Firstly, specs alone won't answer this: a camera could have a great balance of specs on paper and still be rubbish. You need to look at either reviews or other people's photos and judge the result - and use your judgement rather than take someone else's word for what is good, as tastes vary.
That said, the most important things are the sensor and the lens: if those are poor no processing can save the image. Aperture, sensor size and number of pixels all affect noise levels: aperture and sensor size (plus transparency of the lens and efficiency of the sensor) together determine the total amount of light collected and hence the "shot noise" in the image (fluctuations in the numbers of photons collected - larger sensor and aperture mean more light and so fluctuations are less significant).
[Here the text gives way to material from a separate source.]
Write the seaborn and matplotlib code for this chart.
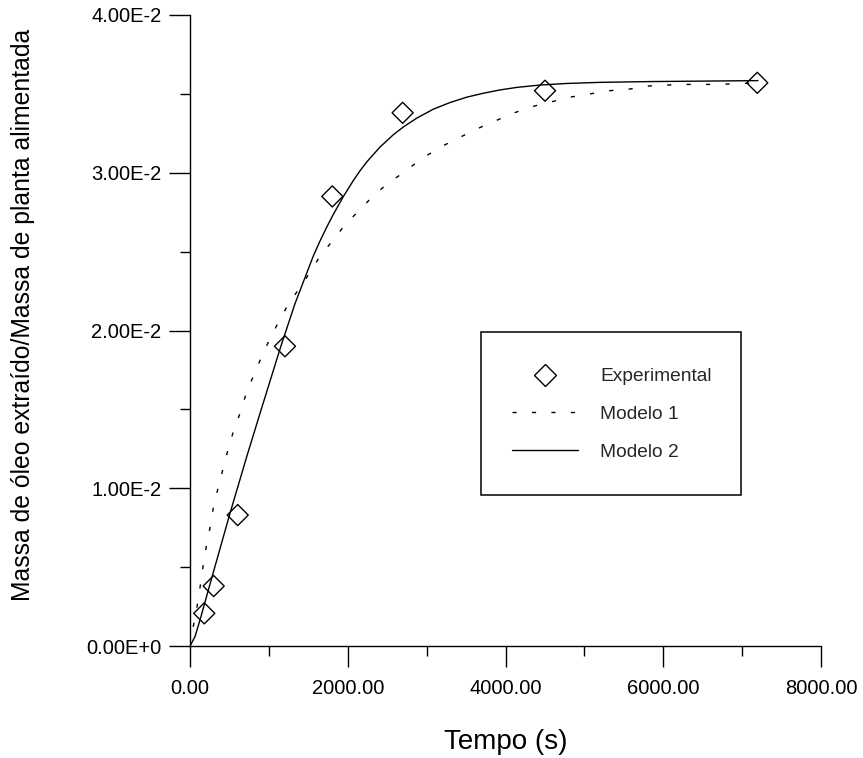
import numpy as np
import pandas as pd
import matplotlib
matplotlib.use("Agg")
import matplotlib.pyplot as plt
import seaborn as sns
from matplotlib.patches import Rectangle
from matplotlib.lines import Line2D
from matplotlib.ticker import FixedLocator

# ---------------- data ----------------
exp_t = [181, 300, 605, 1204, 1804, 2696, 4501, 7192]
exp_y = [0.00207, 0.0038, 0.0083, 0.0190, 0.0285, 0.0338, 0.0352, 0.0357]

m1_t = [0, 42, 93, 127, 161, 203, 254, 295, 355, 415, 478, 549, 634, 710, 803,
        900, 1005, 1119, 1239, 1458, 1648, 1809, 1965, 2143, 2316, 2501, 2704,
        2938, 3204, 3423, 3647, 3876, 4112, 4345, 4586, 4827, 5071, 5316, 5566,
        5819, 6212, 6707, 7200]
m1_y = [0, 0.00125, 0.0026, 0.0037, 0.0049, 0.0062, 0.0075, 0.00875, 0.0100,
        0.01116, 0.01238, 0.01358, 0.01475, 0.01596, 0.01712, 0.01824, 0.0194,
        0.0205, 0.0216, 0.0232, 0.0247, 0.0257, 0.0267, 0.0276, 0.0285, 0.0293,
        0.0300, 0.0309, 0.0317, 0.03225, 0.0328, 0.0333, 0.0338, 0.0342, 0.0345,
        0.0348, 0.0350, 0.0352, 0.0353, 0.0355, 0.0356, 0.0356, 0.0357]

m2_t = [0, 63, 127, 268, 507, 719, 868, 1012, 1150, 1331, 1563, 1648, 1733,
        1817, 1944, 2071, 2155, 2240, 2409, 2578, 2704, 2874, 3085, 3296, 3508,
        3719, 3930, 4142, 4437, 4776, 5198, 5832, 7200]
m2_y = [0, 0.00059, 0.00165, 0.00418, 0.00841, 0.0120, 0.01443, 0.01675,
        0.01897, 0.0217, 0.02472, 0.02567, 0.02655, 0.02736, 0.02849, 0.02951,
        0.03012, 0.03068, 0.03163, 0.03241, 0.0329, 0.03346, 0.03403, 0.03445,
        0.03479, 0.03504, 0.03525, 0.03541, 0.03556, 0.03566, 0.03573, 0.03578,
        0.03584]

x_ticks = [0, 2000, 4000, 6000, 8000]
x_tick_labels = ["0.00", "2000.00", "4000.00", "6000.00", "8000.00"]
x_minor = [1000, 3000, 5000, 7000]
y_ticks = [0.0, 0.01, 0.02, 0.03, 0.04]
y_tick_labels = ["0.00E+0", "1.00E-2", "2.00E-2", "3.00E-2", "4.00E-2"]
y_minor = [0.005, 0.015, 0.025, 0.035]
legend_labels = ["Experimental", "Modelo 1", "Modelo 2"]
x_label = "Tempo (s)"
y_label = "Massa de óleo extraído/Massa de planta alimentada"

df_exp = pd.DataFrame({"t": exp_t, "y": exp_y})
df_m1 = pd.DataFrame({"t": m1_t, "y": m1_y})
df_m2 = pd.DataFrame({"t": m2_t, "y": m2_y})

# ---------------- style ----------------
sns.set_style("ticks")
plt.rcParams["font.family"] = ["Liberation Sans", "DejaVu Sans"]
plt.rcParams["axes.linewidth"] = 1.0

fig = plt.figure(figsize=(8.63, 7.58), dpi=100)
ax = fig.add_axes([190 / 863, 112 / 758, 631 / 863, 631 / 758])

dash_style = (0, (3, 11))
sns.lineplot(data=df_m1, x="t", y="y", ax=ax, color="black", lw=1.0,
             linestyle=dash_style, legend=False, sort=False)
sns.lineplot(data=df_m2, x="t", y="y", ax=ax, color="black", lw=1.0,
             legend=False, sort=False)
sns.scatterplot(data=df_exp, x="t", y="y", ax=ax, marker="D", s=115,
                color="black", facecolor="none", edgecolor="black",
                linewidth=1.0, legend=False, zorder=3)

ax.set_xlim(0, 8000)
ax.set_ylim(0, 0.04)
sns.despine(ax=ax)
for s in ["left", "bottom"]:
    ax.spines[s].set_color("black")
    ax.spines[s].set_linewidth(1.0)

ax.xaxis.set_major_locator(FixedLocator(x_ticks))
ax.set_xticklabels(x_tick_labels)
ax.xaxis.set_minor_locator(FixedLocator(x_minor))
ax.yaxis.set_major_locator(FixedLocator(y_ticks))
ax.set_yticklabels(y_tick_labels)
ax.yaxis.set_minor_locator(FixedLocator(y_minor))

ax.tick_params(axis="both", which="major", direction="out", length=15,
               width=1.0, color="black", labelsize=14.5, labelcolor="black")
ax.tick_params(axis="both", which="minor", direction="out", length=7.2,
               width=1.0, color="black")
ax.tick_params(axis="x", which="major", pad=8.5)
ax.tick_params(axis="y", which="major", pad=5.5)

ax.set_xlabel(x_label, fontsize=20, color="black")
ax.set_ylabel(y_label, fontsize=17.8, color="black")
ax.xaxis.set_label_coords(0.5, -0.131)
ax.yaxis.set_label_coords(-0.245, 0.524)

# legend box
ax.add_patch(Rectangle((291 / 631, 151 / 631), 260 / 631, 163 / 631,
                       transform=ax.transAxes, facecolor="white",
                       edgecolor="black", lw=1.1, zorder=4))
handles = [
    Line2D([], [], marker="D", ls="none", mfc="none", mec="black", ms=10.7, mew=1.0),
    Line2D([], [], color="black", lw=1.0, ls=dash_style),
    Line2D([], [], color="black", lw=1.0),
]
leg = ax.legend(handles, legend_labels, loc="upper left",
                bbox_to_anchor=(322 / 631, 278 / 631), frameon=False,
                fontsize=13.8, handlelength=3.44, handletextpad=1.15,
                labelspacing=1.06, borderpad=0, borderaxespad=0)
leg.set_zorder(5)

fig.savefig("out.png", dpi=100)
Number of pixels affects resolution and readout noise: more pixels in principle means higher resolution is achievable but also more noise (which degrades the information). Optimising this lot is a balance, and focussing on any one parameter is misleading (marketing material of course tends to do just that).
And then there is the other big factor: image processing. All images are processed (signals from different channels combined to reconstruct brightness, colours, details, noise reduction techniques applied, possibly HDR algorithms used), and how well or badly this is done is as important as the camera hardware. A large number of pixels plus heavy noise suppression can leave you with less real detail than a smaller number of pixels and better processing, for example. And there isn't a single "optimum" that works for everyone, so manufacturers make choices based on their preferences or what they think will sell well. What are your tastes and who delivers that? Do you hate the sight of noise and prefer everything flattened out, even at the cost of details? Do you like colours to be realistic or exaggerated ("punchy" as reviews tend to call this)? Does oversharpening offend you or do you think it makes images look detailed? There is a slant to those questions which reveals my preferences, but what matters is what your preferences are.
This is why I said at the start that there's no substitute for looking at the pictures taken by a particular model, in a range of lighting conditions, and deciding whether they are good enough for you.